Si la légèreté de l'album va aussi parfois peut-être un peu loin, comme sur le vraiment trop pop (bien qu'honorable) Take it Back, elle prend en tout cas tout son sens à l'aune du parcours du groupe, qui donne ici l'impression de prendre un recul musical plein de hauteur sur son passé chaotique. Si on leur a reproché d'avoir vieilli, j'ai même au contraire envie de les féliciter de ne pas s'être perdus à produire un nouveau concept-album par trop ambitieux qui n'aurait sonné que comme un ersatz de leurs monuments passés.
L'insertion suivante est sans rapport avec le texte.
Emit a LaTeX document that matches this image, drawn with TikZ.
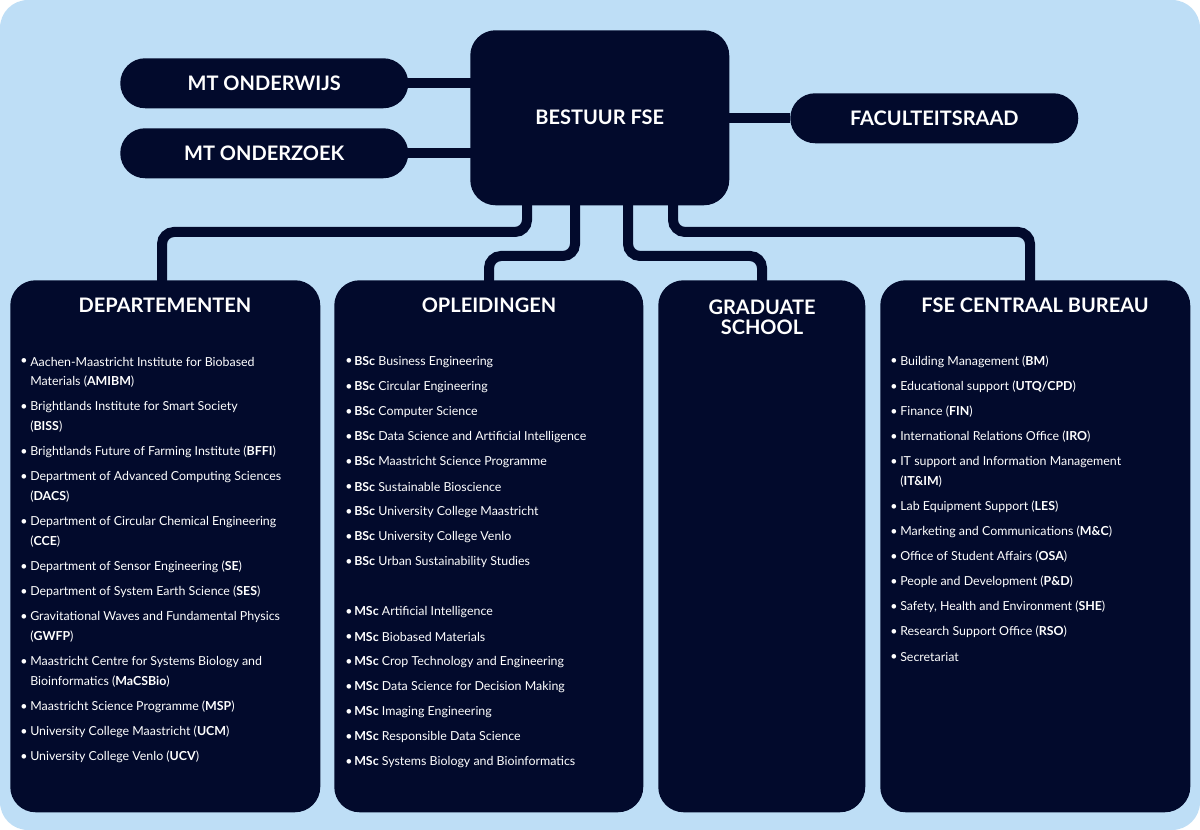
\documentclass[tikz,border=0pt]{standalone}
\usepackage{fontspec}
\setmainfont{Lato}
\begin{document}
\definecolor{bg}{HTML}{BEDEF6}
\definecolor{nv}{HTML}{020A2C}
\begin{tikzpicture}[x=0.75pt,y=-0.75pt,
  box/.style={fill=nv,rounded corners=19pt},
  pill/.style={fill=nv,rounded corners=18.7pt},
  conn/.style={draw=nv,line width=7.5pt,rounded corners=9pt},
  ttl/.style={text=white,font=\fontsize{15}{18}\selectfont\bfseries,align=center},
  li/.style={text=white,font=\fontsize{9.3}{10}\selectfont,anchor=west,inner sep=0pt},
  bl/.style={text=white,font=\fontsize{9.3}{10}\selectfont,anchor=west,inner sep=0pt}]
\useasboundingbox (0,0) rectangle (1200,830);
\fill[white] (0,0) rectangle (1200,830);
\fill[bg,rounded corners=21pt] (0,0) rectangle (1200,830);
% connectors
\draw[conn] (408,83) -- (480,83);
\draw[conn] (408,153) -- (480,153);
\draw[conn] (720,118) -- (790,118);
\draw[conn] (527,190) -- (527,232) -- (162,232) -- (162,290);
\draw[conn] (575,190) -- (575,256) -- (489,256) -- (489,290);
\draw[conn] (628,190) -- (628,256) -- (762,256) -- (762,290);
\draw[conn] (673,190) -- (673,232) -- (1030,232) -- (1030,290);
% top nodes
\node[box,minimum width=194.25pt,minimum height=131.25pt,anchor=north west] (bestuur) at (470,30) {};
\node[ttl] at (bestuur.center) {BESTUUR FSE};
\node[pill,minimum width=216pt,minimum height=37.5pt,anchor=north west] (mto) at (120,58) {};
\node[ttl] at (mto.center) {MT ONDERWIJS};
\node[pill,minimum width=216pt,minimum height=37.5pt,anchor=north west] (mtz) at (120,128) {};
\node[ttl] at (mtz.center) {MT ONDERZOEK};
\node[pill,minimum width=216pt,minimum height=37.5pt,anchor=north west] (fr) at (790,93) {};
\node[ttl] at (fr.center) {FACULTEITSRAAD};
% big boxes
\node[box,minimum width=232.5pt,minimum height=399pt,anchor=north west] (dep) at (10,280) {};
\node[box,minimum width=231.75pt,minimum height=399pt,anchor=north west] (opl) at (334,280) {};
\node[box,minimum width=155.25pt,minimum height=399pt,anchor=north west] (gs) at (658,280) {};
\node[box,minimum width=232.5pt,minimum height=399pt,anchor=north west] (cb) at (880,280) {};
\node[ttl] at (165,305) {DEPARTEMENTEN};
\node[ttl] at (489,305) {OPLEIDINGEN};
\node[ttl] at (762,317) {GRADUATE\\[-3pt]SCHOOL};
\node[ttl] at (1035,305) {FSE CENTRAAL BUREAU};
% Departementen
\foreach \y/\t in {362/{Aachen-Maastricht Institute for Biobased},407/{Brightlands Institute for Smart Society},452/{Brightlands Future of Farming Institute (\textbf{BFFI})},477/{Department of Advanced Computing Sciences},522/{Department of Circular Chemical Engineering},567/{Department of Sensor Engineering (\textbf{SE})},592/{Department of System Earth Science (\textbf{SES})},617/{Gravitational Waves and Fundamental Physics},662/{Maastricht Centre for Systems Biology and},707/{Maastricht Science Programme (\textbf{MSP})},732/{University College Maastricht (\textbf{UCM})},757/{University College Venlo (\textbf{UCV})}}
{\node[bl] at (20,\y) {•}; \node[li] at (30,\y) {\t};}
\foreach \y/\t in {382/{Materials (\textbf{AMIBM})},427/{(\textbf{BISS})},497/{(\textbf{DACS})},542/{(\textbf{CCE})},637/{(\textbf{GWFP})},682/{Bioinformatics (\textbf{MaCSBio})}}
{\node[li] at (30,\y) {\t};}
% Opleidingen
\foreach \y/\t in {362/{\textbf{BSc} Business Engineering},387/{\textbf{BSc} Circular Engineering},412/{\textbf{BSc} Computer Science},437/{\textbf{BSc} Data Science and Artificial Intelligence},462/{\textbf{BSc} Maastricht Science Programme},487/{\textbf{BSc} Sustainable Bioscience},512/{\textbf{BSc} University College Maastricht},537/{\textbf{BSc} University College Venlo},562/{\textbf{BSc} Urban Sustainability Studies},612/{\textbf{MSc} Artificial Intelligence},637/{\textbf{MSc} Biobased Materials},662/{\textbf{MSc} Crop Technology and Engineering},687/{\textbf{MSc} Data Science for Decision Making},712/{\textbf{MSc} Imaging Engineering},737/{\textbf{MSc} Responsible Data Science},762/{\textbf{MSc} Systems Biology and Bioinformatics}}
{\node[bl] at (345,\y) {•}; \node[li] at (354,\y) {\t};}
% Centraal bureau
\foreach \y/\t in {362/{Building Management (\textbf{BM})},387/{Educational support (\textbf{UTQ/CPD})},412/{Finance (\textbf{FIN})},437/{International Relations Office (\textbf{IRO})},462/{IT support and Information Management},507/{Lab Equipment Support (\textbf{LES})},532/{Marketing and Communications (\textbf{M\&C})},557/{Office of Student Affairs (\textbf{OSA})},582/{People and Development (\textbf{P\&D})},607/{Safety, Health and Environment (\textbf{SHE})},632/{Research Support Office (\textbf{RSO})},657/{Secretariat}}
{\node[bl] at (890,\y) {•}; \node[li] at (900,\y) {\t};}
\node[li] at (900,482) {(\textbf{IT\&IM})};
\end{tikzpicture}
\end{document}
« Il n’y a rien de plus triste à voir qu’un jeune pessimiste, si ce n’est un vieil optimiste », disait Mark Twain. Le Floyd aura été assez intelligent pour ne pas devenir une caricature de lui-même, pour ne pas tenter de produire un projet d'une envergure aussi dantesque qu'un Dark Side of The Moon. Bien plus cohérent qu'A Momentary Lapse of Reason mais sans une structure aussi définie que dans les projets les plus ambitieux du groupe, The Division Bell ressemble en fait à une série de méditations décousues mais à la bonne échelle, qui n'ont rien de la réflexion paralysante mais accompagnent tranquillement le flux et le reflux d'une âme qui se retourne sur son passé avec le futur à l'horizon. C'est un album de vieux, peut-être, mais tant mieux, parce que les vieux ont sans nul doute des choses à dire s'ils ne singent pas inutilement le langage de leur jeunesse. Peut-être sont-ce, quelque part, les détracteurs du groupe qui ont refusé de vieillir avec lui ?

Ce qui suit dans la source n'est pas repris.